When you stub your toe on the table or whack your arm on the bloody door handle again, the cells in the part of your body are damaged by the impact, they send a message to the brain by way of electrical currents through the spinal cord and into the middle part of the brain, a part called the dorsal posterior insula. You then say “Ow!” (or something more colourful) and feel pain in the area.

The reason for the pain is to let you know that something has happened, and that part of you needs to be treated with care until the body has done its job and healed itself.

When you feel emotional pain, it is processed in the same areas of the brain as physical pain. When you think about that, it shouldn’t really come as much as a surprise, after all, we use very similar language to talk about both kinds of pain. Heart-wrenching, a kick in the guts and so on. Emotional pain is a real and visceral pain.

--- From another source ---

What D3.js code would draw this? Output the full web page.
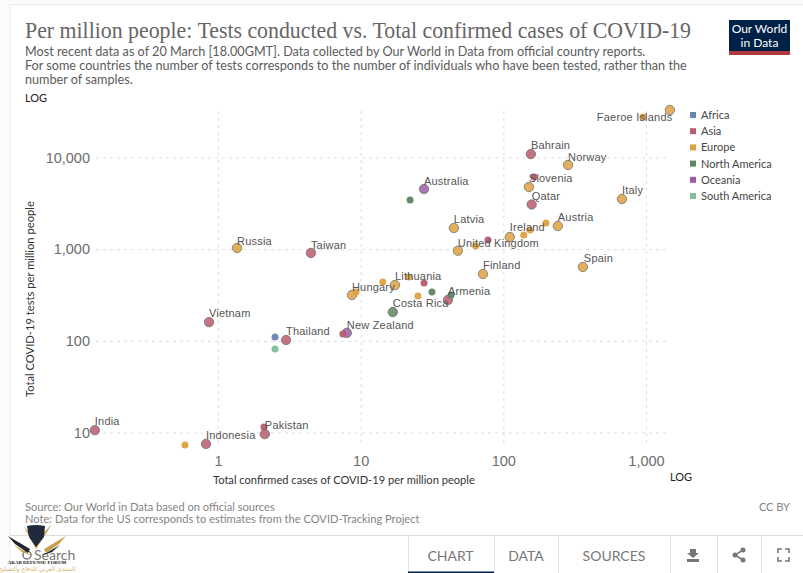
<!DOCTYPE html>
<html>
<head>
<meta charset="utf-8">
<script src="https://cdn.jsdelivr.net/npm/d3@7"></script>
<style>
  html, body { margin: 0; padding: 0; background: #fbfbfb; }
  svg { display: block; font-family: Lato, sans-serif; }
  .grid line { stroke: #ddd; stroke-dasharray: 3 4; }
  .grid .domain { display: none; }
  .grid text { fill: #6e6e6e; font-size: 14.5px; }
  .lbl { font-family: "Liberation Sans", Arial, sans-serif; font-size: 11px; fill: #555; letter-spacing: .2px; }
</style>
</head>
<body>
<svg id="chart" width="803" height="573"></svg>
<script>
const continents = ["Africa", "Asia", "Europe", "North America", "Oceania", "South America"];
const continentColors = ["#6D82B5", "#B85C6E", "#DFA13F", "#5F8562", "#9A5EA3", "#7FBF95"];

// one entry per country, same order in all the lists. "" = no label on the chart
const cases = [1470, 951, 156, 284, 164, 151, 158, 678, 27.8, 22.2, 45, 241, 199, 111, 139, 154, 78, 64, 48, 72, 361, 1.36, 4.48, 17.4, 14.3, 21.8, 27.8, 31.6, 25.2, 8.69, 9.27, 40.9, 43, 16.8, 8.0, 7.5, 0.865, 3.0, 2.51, 2.51, 0.137, 2.1, 2.13, 0.824, 0.587];
const tests = [33000, 27700, 10900, 8280, 6120, 4765, 3070, 3525, 4530, 3440, 1700, 1790, 1930, 1357, 1427, 1618, 1259, 1083, 962, 536, 639, 1030, 908, 406, 438, 497, 427, 341, 308, 316, 341, 279, 316, 206, 122, 119, 160, 102, 110, 81.5, 10.6, 11.5, 9.6, 7.5, 7.3];
const group = ["Europe", "Europe", "Asia", "Europe", "Asia", "Europe", "Asia", "Europe", "Oceania", "North America", "Europe", "Europe", "Europe", "Europe", "Europe", "Europe", "Asia", "Europe", "Europe", "Europe", "Europe", "Europe", "Asia", "Europe", "Europe", "Europe", "Asia", "North America", "Europe", "Europe", "Europe", "Asia", "North America", "North America", "Oceania", "Asia", "Asia", "Asia", "Africa", "South America", "Asia", "Asia", "Asia", "Asia", "Europe"];
const names = ["Faeroe Islands", "", "Bahrain", "Norway", "", "Slovenia", "Qatar", "Italy", "Australia", "", "Latvia", "Austria", "", "Ireland", "", "", "", "", "United Kingdom", "Finland", "Spain", "Russia", "Taiwan", "Lithuania", "", "", "", "", "", "Hungary", "", "Armenia", "", "Costa Rica", "New Zealand", "", "Vietnam", "Thailand", "", "", "India", "", "Pakistan", "Indonesia", ""];

const xTicks = [1, 10, 100, 1000];
const yTicks = [10, 100, 1000, 10000];

const title = "Per million people: Tests conducted vs. Total confirmed cases of COVID-19";
const subtitle = [
  "Most recent data as of 20 March [18.00GMT]. Data collected by Our World in Data from official country reports.",
  "For some countries the number of tests corresponds to the number of individuals who have been tested, rather than the",
  "number of samples."
];
const footer = [
  "Source: Our World in Data based on official sources",
  "Note: Data for the US corresponds to estimates from the COVID-Tracking Project"
];
const tabs = ["CHART", "DATA", "SOURCES"];

// label placement relative to the dot
const labelOffset = {
  "Faeroe Islands": [-73, 11], "Bahrain": [0, -5], "Norway": [0, -4], "Slovenia": [0, -5], "Qatar": [0, -5],
  "Italy": [0, -5], "Australia": [0, -4], "Latvia": [0, -5], "Austria": [0, -5], "Ireland": [0, -6],
  "United Kingdom": [0, -4], "Finland": [0, -5], "Spain": [1, -5], "Russia": [0, -3], "Taiwan": [0, -4],
  "Lithuania": [0, -5], "Hungary": [0, -4], "Armenia": [0, -5], "Costa Rica": [0, -5], "New Zealand": [0, -4],
  "Vietnam": [0, -5], "Thailand": [0, -5], "India": [0, -5], "Pakistan": [0, -5], "Indonesia": [0, -5]
};

const svg = d3.select("#chart");

const x = d3.scaleLog().domain([1, 1000]).range([218, 646]);
const y = d3.scaleLog().domain([10, 10000]).range([432.5, 157.5]);
const color = d3.scaleOrdinal().domain(continents).range(continentColors);

// card
svg.append("rect").attr("x", 10).attr("y", 4.5).attr("width", 800).attr("height", 580)
  .attr("fill", "#fff").attr("stroke", "#eee");

svg.append("text").attr("x", 25).attr("y", 38).text(title)
  .attr("font-family", "Liberation Serif, serif").attr("font-size", 23).attr("fill", "#666")
  .attr("textLength", 666).attr("lengthAdjust", "spacingAndGlyphs");

svg.selectAll(".sub").data(subtitle).join("text").attr("class", "sub")
  .attr("x", 25).attr("y", (d, i) => 56 + i * 14.2).text(d => d)
  .attr("font-size", 12.65).attr("fill", "#5b5b5b");

svg.append("text").attr("x", 25).attr("y", 102).text("LOG").attr("font-size", 11).attr("fill", "#222");
svg.append("text").attr("x", 670).attr("y", 481).text("LOG").attr("font-size", 11).attr("fill", "#222");

// logo
svg.append("rect").attr("x", 729).attr("y", 20).attr("width", 61).attr("height", 35).attr("fill", "#002147");
svg.append("rect").attr("x", 729).attr("y", 51).attr("width", 61).attr("height", 4).attr("fill", "#b13a3f");
svg.selectAll(".logo").data(["Our World", "in Data"]).join("text").attr("class", "logo")
  .attr("x", 759.5).attr("y", (d, i) => 33 + i * 14).attr("text-anchor", "middle")
  .attr("font-size", 12).attr("fill", "#fff").text(d => d);

// axes + grid
svg.append("g").attr("class", "grid").attr("transform", "translate(0,443)")
  .call(d3.axisBottom(x).tickValues(xTicks).tickFormat(d3.format(",")).tickSize(-335).tickPadding(13));
svg.append("g").attr("class", "grid").attr("transform", "translate(96,0)")
  .call(d3.axisLeft(y).tickValues(yTicks).tickFormat(d3.format(",")).tickSize(-574).tickPadding(6));

svg.append("text").attr("x", 213).attr("y", 484).text("Total confirmed cases of COVID-19 per million people")
  .attr("font-size", 11.1).attr("fill", "#333");
svg.append("text").attr("transform", "translate(34,397) rotate(-90)").text("Total COVID-19 tests per million people")
  .attr("font-size", 11.2).attr("fill", "#333");

// dots, labelled ones are drawn bigger
const rows = cases.map((c, i) => ({ c, t: tests[i], g: group[i], n: names[i] }));
svg.append("g").selectAll("circle").data(rows).join("circle")
  .attr("cx", d => x(d.c)).attr("cy", d => y(d.t))
  .attr("r", d => d.n ? 4.7 : 3.5)
  .attr("fill", d => color(d.g)).attr("fill-opacity", d => d.n ? .85 : .95)
  .attr("stroke", d => d.n ? "#666" : "none").attr("stroke-width", .7);

svg.append("g").selectAll("text").data(rows.filter(d => d.n)).join("text").attr("class", "lbl")
  .attr("x", d => x(d.c) + labelOffset[d.n][0]).attr("y", d => y(d.t) + labelOffset[d.n][1])
  .text(d => d.n);

// legend
const legend = svg.append("g").selectAll("g").data(continents).join("g")
  .attr("transform", (d, i) => `translate(690,${115 + i * 16.2})`);
legend.append("rect").attr("y", -3).attr("width", 6).attr("height", 6).attr("fill", d => color(d));
legend.append("text").attr("x", 11).attr("y", 4).text(d => d).attr("font-size", 11).attr("fill", "#444");

// footer
svg.selectAll(".foot").data(footer).join("text").attr("class", "foot")
  .attr("x", 25).attr("y", (d, i) => 511 + i * 12).text(d => d)
  .attr("font-size", 11.1).attr("fill", "#858585");
svg.append("text").attr("x", 790).attr("y", 511).attr("text-anchor", "end").text("CC BY")
  .attr("font-size", 11).attr("fill", "#858585");

// tab bar
svg.append("line").attr("x1", 10).attr("x2", 803).attr("y1", 535.5).attr("y2", 535.5).attr("stroke", "#ddd");
svg.selectAll(".sep").data([408, 494, 558, 670, 717, 761]).join("line").attr("class", "sep")
  .attr("x1", d => d + .5).attr("x2", d => d + .5).attr("y1", 535).attr("y2", 573).attr("stroke", "#e2e2e2");
svg.selectAll(".tab").data(tabs).join("text").attr("class", "tab")
  .attr("x", (d, i) => [450.5, 526, 614][i]).attr("y", 561).attr("text-anchor", "middle")
  .attr("font-size", 14).attr("fill", "#777").text(d => d);
svg.append("rect").attr("x", 408).attr("y", 571.5).attr("width", 86).attr("height", 1.5).attr("fill", "#002147");

// toolbar icons
const icons = svg.append("g").attr("fill", "#777");
icons.append("path").attr("d", "M690 549h6v4h3l-6 5-6-5h3z M687 559h12v3h-12z");
icons.append("g").attr("stroke", "#777").attr("stroke-width", 1.5).append("path")
  .attr("d", "M743 550L735 555L743 560").attr("fill", "none");
icons.selectAll("circle").data([[743, 550], [735, 555], [743, 560]]).join("circle")
  .attr("cx", d => d[0]).attr("cy", d => d[1]).attr("r", 2.5);
icons.append("path").attr("fill", "none").attr("stroke", "#777").attr("stroke-width", 1.6)
  .attr("d", "M778 553v-4h4 M785 549h4v4 M789 557v4h-4 M782 561h-4v-4");

// search box, partly under the forum watermark
svg.append("circle").attr("cx", 27).attr("cy", 555).attr("r", 4).attr("fill", "none").attr("stroke", "#777").attr("stroke-width", 1.5);
svg.append("text").attr("x", 34).attr("y", 560).text("Search").attr("font-size", 14).attr("fill", "#777");

// watermark of the forum the picture was posted on
const mark = svg.append("g");
mark.append("path").attr("d", "M24 527L36 549L52 524L37 540z").attr("fill", "#c9a04a");
mark.append("path").attr("d", "M27 526Q36 524 45 526L44 537L36 547L29 537z").attr("fill", "#1f2a3c");
mark.append("path").attr("d", "M8 536L30 549L28 553L15 544z").attr("fill", "#23262c");
mark.append("path").attr("d", "M66 536L44 549L46 553L59 544z").attr("fill", "#c9a04a");
mark.append("path").attr("d", "M14 545L33 556L22 552z").attr("fill", "#c9a04a");
mark.append("path").attr("d", "M60 545L41 556L52 552z").attr("fill", "#23262c");
mark.append("text").attr("x", 37).attr("y", 564).attr("text-anchor", "middle").text("ARAB DEFENSE FORUM")
  .attr("font-family", "Liberation Serif, serif").attr("font-size", 5).attr("font-weight", 700).attr("fill", "#222");
mark.append("text").attr("x", 37).attr("y", 571).attr("text-anchor", "middle").text("المنتدى العربي للدفاع والتسليح")
  .attr("font-family", "DejaVu Sans, sans-serif").attr("font-size", 6).attr("fill", "#d8b36a");
</script>
</body>
</html>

The message from the body is really the same – there is some damage here, please be gentle with this until it’s been processed and healed.

But we do the same thing to emotional pain as we do with physical pain. We numb it out.

With physical pain we take ibuprofen, paracetamol and things like that. (Or something stronger if the pain is bad.) But blocking out all of the pain can be detrimental if we end up missing the message to take care. We end up doing more damage to a weakened area rather than giving the body time to heal.

With emotional pain we also numb. We distract ourselves with TV or social media, we drink, we stuff our faces with chocolate. We do whatever it takes to not have to feel the pain.

EMOTIONAL PAIN NEEDS TO BE PROCESSED IN ORDER TO LET IT GO.

The difference with emotional pain is that as there are no damaged cells for the body to heal, the body can’t crack on with it without us. We need to be involved in the processing. We can numb for as long as we like, but at some point, we’re going to have to do the work. It’ll still be waiting for us.

That’s not to say that a little bit of numbing can’t be helpful. Sometimes you’re still a little close to the event and need a bit more recovery time before you get started. Sometimes you’ve been processing and healing from other things and need a time out. Pausing is not the problem. Believing that the numbing is fixing the problem is the problem.

And that’s no different than it is for physical pain. Pain killers don’t fix pain, but they don’t half make it more bearable. Paracetamol doesn’t heal anything. It just blocks the pain signals while the body does the work to fix the issue.

And in the same way you don’t expect to heal all physical pain without the help of a professional, if you need the help of a professional to heal your emotional pain, that’s fine too. All you have to do is ask.